* REQUEST:
Set down the data below without change, skipping the pictures it holds.
★ ★ ★ ★
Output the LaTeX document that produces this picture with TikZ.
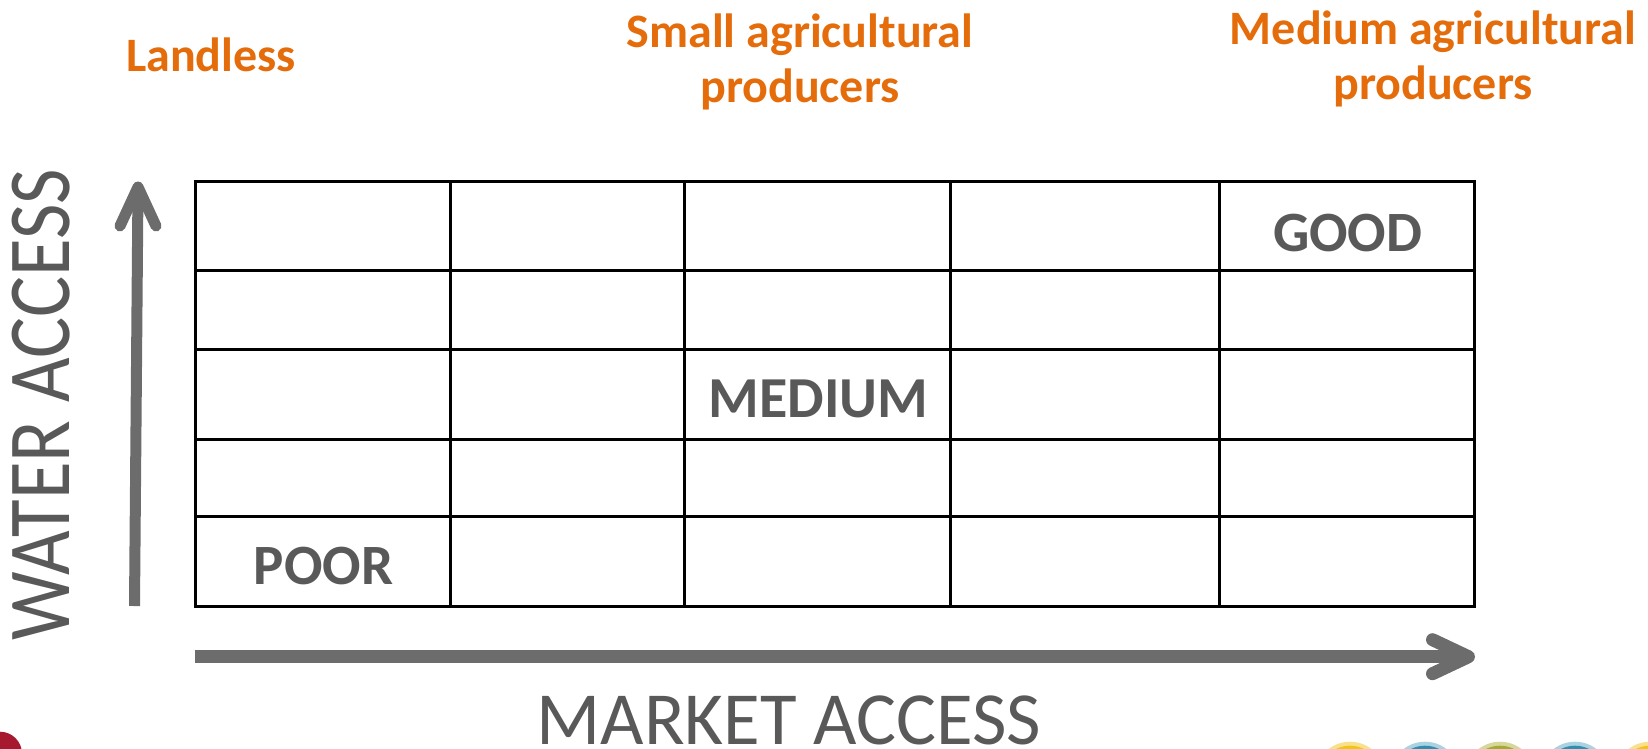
\documentclass[tikz,border=0pt]{standalone}
\usepackage{xcolor}
\usepackage{fontspec}
\setmainfont{Carlito}
\usepackage{tikz}
\usetikzlibrary{positioning,calc}
\definecolor{labelorange}{RGB}{228,108,10}
\definecolor{textgray}{RGB}{89,89,89}
\definecolor{axisgray}{RGB}{108,108,108}
\definecolor{logored}{RGB}{166,25,46}
\definecolor{dotyellow}{RGB}{242,196,20}
\definecolor{ringyellow}{RGB}{248,224,140}
\definecolor{dotblue}{RGB}{46,143,175}
\definecolor{ringblue}{RGB}{170,210,224}
\definecolor{dotolive}{RGB}{164,171,53}
\definecolor{ringolive}{RGB}{213,216,154}

\begin{document}
\begin{tikzpicture}[
    x=1pt, y=-1pt,
    group/.style={align=center, text=labelorange, font=\fontsize{48}{55}\selectfont\bfseries, inner sep=0pt, anchor=base},
    rating/.style={text=textgray, font=\fontsize{57}{60}\selectfont\bfseries, inner sep=0pt},
    axislabel/.style={text=textgray, font=\fontsize{75}{80}\selectfont, inner sep=0pt},
    cellline/.style={draw=black, line width=3pt, line cap=rect},
    axisline/.style={draw=axisgray, line width=#1},
    axishead/.style={draw=axisgray, line width=#1, line cap=round, line join=round}
]
    \useasboundingbox (0,0) rectangle (1648,748);
    \clip (0,0) rectangle (1648,748);

    \node[group] (landless) at (211,71.5) {Landless};
    \node[group] (small) at (800,102) {Small agricultural\\producers};
    \node[group] (medium) at (1433,99) {Medium agricultural\\producers};

    \foreach \x in {195,450.7,684,950.7,1219,1474}
        \draw[cellline] (\x,181.7) -- (\x,606);
    \foreach \y in {181.7,270,349.3,439.3,516,606}
        \draw[cellline] (195,\y) -- (1474,\y);

    \node[rating] (good) at (1347.7,232.5) {GOOD};
    \node[rating, font=\fontsize{58}{60}\selectfont\bfseries] (mid) at (818.3,398.7) {MEDIUM};
    \node[rating] (poor) at (323.7,566.3) {POOR};

    \coordinate (wbase) at (134.5,606);
    \coordinate (wtip) at (138,187);
    \draw[axisline=11pt] (wbase) -- (wtip);
    \draw[axishead=11pt] ($(wtip)+(-18,39)$) -- (wtip) -- ($(wtip)+(18,39)$);

    \coordinate (mbase) at (194.5,656.7);
    \coordinate (mtip) at (1468.5,656.7);
    \draw[axisline=13pt] (mbase) -- (mtip);
    \draw[axishead=13pt] ($(mtip)+(-36,-17)$) -- (mtip) -- ($(mtip)+(-36,17)$);

    \node[axislabel, font=\fontsize{77}{80}\selectfont, rotate=90, yscale=1.15] (water) at (41,405) {WATER ACCESS};
    \node[axislabel] (market) at (789,720) {MARKET ACCESS};

    \fill[logored] (0,753.7) circle (22);
    \foreach \cx/\ring/\dot in {1350/ringyellow/dotyellow, 1425/ringblue/dotblue, 1500/ringolive/dotolive, 1575/ringblue/dotblue, 1650/ringyellow/dotyellow} {
        \fill[\ring] (\cx,776.7) circle (35);
        \fill[\dot] (\cx,776.7) circle (31);
    }
\end{tikzpicture}
\end{document}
★ ★ ★ ★
* IN RESPONSE:
Output the LaTeX document that produces this picture with TikZ.
\documentclass[tikz,border=0pt]{standalone}
\usepackage{xcolor}
\usepackage{fontspec}
\setmainfont{Carlito}
\usepackage{tikz}
\usetikzlibrary{positioning,calc}
\definecolor{labelorange}{RGB}{228,108,10}
\definecolor{textgray}{RGB}{89,89,89}
\definecolor{axisgray}{RGB}{108,108,108}
\definecolor{logored}{RGB}{166,25,46}
\definecolor{dotyellow}{RGB}{242,196,20}
\definecolor{ringyellow}{RGB}{248,224,140}
\definecolor{dotblue}{RGB}{46,143,175}
\definecolor{ringblue}{RGB}{170,210,224}
\definecolor{dotolive}{RGB}{164,171,53}
\definecolor{ringolive}{RGB}{213,216,154}

\begin{document}
\begin{tikzpicture}[
    x=1pt, y=-1pt,
    group/.style={align=center, text=labelorange, font=\fontsize{48}{55}\selectfont\bfseries, inner sep=0pt, anchor=base},
    rating/.style={text=textgray, font=\fontsize{57}{60}\selectfont\bfseries, inner sep=0pt},
    axislabel/.style={text=textgray, font=\fontsize{75}{80}\selectfont, inner sep=0pt},
    cellline/.style={draw=black, line width=3pt, line cap=rect},
    axisline/.style={draw=axisgray, line width=#1},
    axishead/.style={draw=axisgray, line width=#1, line cap=round, line join=round}
]
    \useasboundingbox (0,0) rectangle (1648,748);
    \clip (0,0) rectangle (1648,748);

    \node[group] (landless) at (211,71.5) {Landless};
    \node[group] (small) at (800,102) {Small agricultural\\producers};
    \node[group] (medium) at (1433,99) {Medium agricultural\\producers};

    \foreach \x in {195,450.7,684,950.7,1219,1474}
        \draw[cellline] (\x,181.7) -- (\x,606);
    \foreach \y in {181.7,270,349.3,439.3,516,606}
        \draw[cellline] (195,\y) -- (1474,\y);

    \node[rating] (good) at (1347.7,232.5) {GOOD};
    \node[rating, font=\fontsize{58}{60}\selectfont\bfseries] (mid) at (818.3,398.7) {MEDIUM};
    \node[rating] (poor) at (323.7,566.3) {POOR};

    \coordinate (wbase) at (134.5,606);
    \coordinate (wtip) at (138,187);
    \draw[axisline=11pt] (wbase) -- (wtip);
    \draw[axishead=11pt] ($(wtip)+(-18,39)$) -- (wtip) -- ($(wtip)+(18,39)$);

    \coordinate (mbase) at (194.5,656.7);
    \coordinate (mtip) at (1468.5,656.7);
    \draw[axisline=13pt] (mbase) -- (mtip);
    \draw[axishead=13pt] ($(mtip)+(-36,-17)$) -- (mtip) -- ($(mtip)+(-36,17)$);

    \node[axislabel, font=\fontsize{77}{80}\selectfont, rotate=90, yscale=1.15] (water) at (41,405) {WATER ACCESS};
    \node[axislabel] (market) at (789,720) {MARKET ACCESS};

    \fill[logored] (0,753.7) circle (22);
    \foreach \cx/\ring/\dot in {1350/ringyellow/dotyellow, 1425/ringblue/dotblue, 1500/ringolive/dotolive, 1575/ringblue/dotblue, 1650/ringyellow/dotyellow} {
        \fill[\ring] (\cx,776.7) circle (35);
        \fill[\dot] (\cx,776.7) circle (31);
    }
\end{tikzpicture}
\end{document}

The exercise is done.